Data >>

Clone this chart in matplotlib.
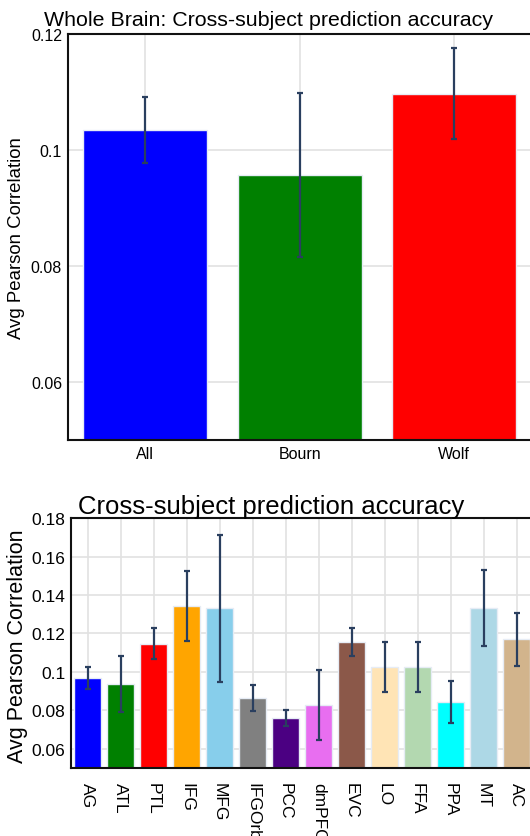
import matplotlib
matplotlib.use("Agg")
import matplotlib.pyplot as plt
import numpy as np

plt.rcParams['font.family'] = ['Liberation Sans', 'DejaVu Sans']

# whole brain
wb_names = ['All', 'Bourn', 'Wolf']
wb_means = [0.1034, 0.0957, 0.1097]
wb_errs = [0.0057, 0.0141, 0.0078]
wb_colors = ['blue', 'green', 'red']

# per ROI
roi_names = ['AG', 'ATL', 'PTL', 'IFG', 'MFG', 'IFGOrb', 'PCC', 'dmPFC',
             'EVC', 'LO', 'FFA', 'PPA', 'MT', 'AC']
roi_means = [0.0970, 0.0937, 0.1146, 0.1344, 0.1332, 0.0865, 0.0760, 0.0829,
             0.1155, 0.1026, 0.1026, 0.0844, 0.1331, 0.1169]
roi_errs = [0.0058, 0.0144, 0.0080, 0.0183, 0.0382, 0.0068, 0.0043, 0.0181,
            0.0074, 0.0128, 0.0128, 0.0111, 0.0197, 0.0138]
roi_colors = ['blue', 'green', 'red', 'orange', 'skyblue', 'gray', 'indigo', '#e86ef0',
              '#8b5849', 'moccasin', '#b3d8b0', 'cyan', 'lightblue', 'tan']

W, H = 530, 837
ERR_COLOR = '#2a3f5f'
GRID = '#e2e2e2'


def px_box(left, top, right, bottom):
    return [left / W, 1 - bottom / H, (right - left) / W, (bottom - top) / H]


def bar_panel(ax, names, means, errs, colors, ylim, yticks, ytick_labels, tick_fs, label_fs, rot):
    x = np.arange(len(names))
    ax.bar(x, means, width=0.8, color=colors, edgecolor='#e6ecf5', linewidth=1.0, zorder=2)
    ax.errorbar(x, means, yerr=errs, fmt='none', ecolor=ERR_COLOR, elinewidth=1.6,
                capsize=2.2, capthick=1.6, zorder=3)
    ax.set_xlim(-0.5, len(names) - 0.5)
    ax.set_ylim(*ylim)
    ax.set_xticks(x)
    ax.set_xticklabels(names, rotation=rot, fontsize=tick_fs,
                       va='top', ha='center')
    ax.set_yticks(yticks)
    ax.set_yticklabels(ytick_labels, fontsize=tick_fs)
    ax.grid(True, color=GRID, linewidth=1.2, zorder=0)
    ax.set_axisbelow(True)
    ax.tick_params(length=0, pad=4)
    for s in ['left', 'bottom', 'top']:
        ax.spines[s].set_color('#111111')
        ax.spines[s].set_linewidth(1.5)
    ax.spines['right'].set_visible(False)
    ax.set_ylabel('Avg Pearson Correlation', fontsize=label_fs)


fig = plt.figure(figsize=(W / 100, H / 100), dpi=100)

ax1 = fig.add_axes(px_box(67.6, 34.8, 531.7, 441))
bar_panel(ax1, wb_names, wb_means, wb_errs, wb_colors, (0.05, 0.12),
          [0.06, 0.08, 0.1, 0.12], ['0.06', '0.08', '0.1', '0.12'], 11.5, 13.4, 0)
ax1.tick_params(axis='x', pad=4)
ax1.yaxis.set_label_coords((25 - 67.6) / (531.7 - 67.6), 0.5)
fig.text(44 / W, 1 - 26 / H, 'Whole Brain: Cross-subject prediction accuracy',
         fontsize=15.4, ha='left', va='baseline')

ax2 = fig.add_axes(px_box(71, 519.2, 533, 769))
bar_panel(ax2, roi_names, roi_means, roi_errs, roi_colors, (0.05, 0.18),
          [0.06, 0.08, 0.1, 0.12, 0.14, 0.16, 0.18],
          ['0.06', '0.08', '0.1', '0.12', '0.14', '0.16', '0.18'], 12.5, 15.5, -90)
ax2.tick_params(axis='x', pad=10)
ax2.yaxis.set_label_coords((28 - 71) / (533 - 71), 0.49)
fig.text(77.8 / W, 1 - 513.8 / H, 'Cross-subject prediction accuracy',
         fontsize=18.5, ha='left', va='baseline')

fig.savefig('out.png', dpi=100)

Request >>
Take the material above from its first line through the line holding "return [left /" and set it down exactly, without the pictures.

Output for this task >>
Clone this chart in matplotlib.
import matplotlib
matplotlib.use("Agg")
import matplotlib.pyplot as plt
import numpy as np

plt.rcParams['font.family'] = ['Liberation Sans', 'DejaVu Sans']

# whole brain
wb_names = ['All', 'Bourn', 'Wolf']
wb_means = [0.1034, 0.0957, 0.1097]
wb_errs = [0.0057, 0.0141, 0.0078]
wb_colors = ['blue', 'green', 'red']

# per ROI
roi_names = ['AG', 'ATL', 'PTL', 'IFG', 'MFG', 'IFGOrb', 'PCC', 'dmPFC',
             'EVC', 'LO', 'FFA', 'PPA', 'MT', 'AC']
roi_means = [0.0970, 0.0937, 0.1146, 0.1344, 0.1332, 0.0865, 0.0760, 0.0829,
             0.1155, 0.1026, 0.1026, 0.0844, 0.1331, 0.1169]
roi_errs = [0.0058, 0.0144, 0.0080, 0.0183, 0.0382, 0.0068, 0.0043, 0.0181,
            0.0074, 0.0128, 0.0128, 0.0111, 0.0197, 0.0138]
roi_colors = ['blue', 'green', 'red', 'orange', 'skyblue', 'gray', 'indigo', '#e86ef0',
              '#8b5849', 'moccasin', '#b3d8b0', 'cyan', 'lightblue', 'tan']

W, H = 530, 837
ERR_COLOR = '#2a3f5f'
GRID = '#e2e2e2'


def px_box(left, top, right, bottom):
    return [left / W, 1 - bottom / H, (right - left) / W, (bottom - top) / H]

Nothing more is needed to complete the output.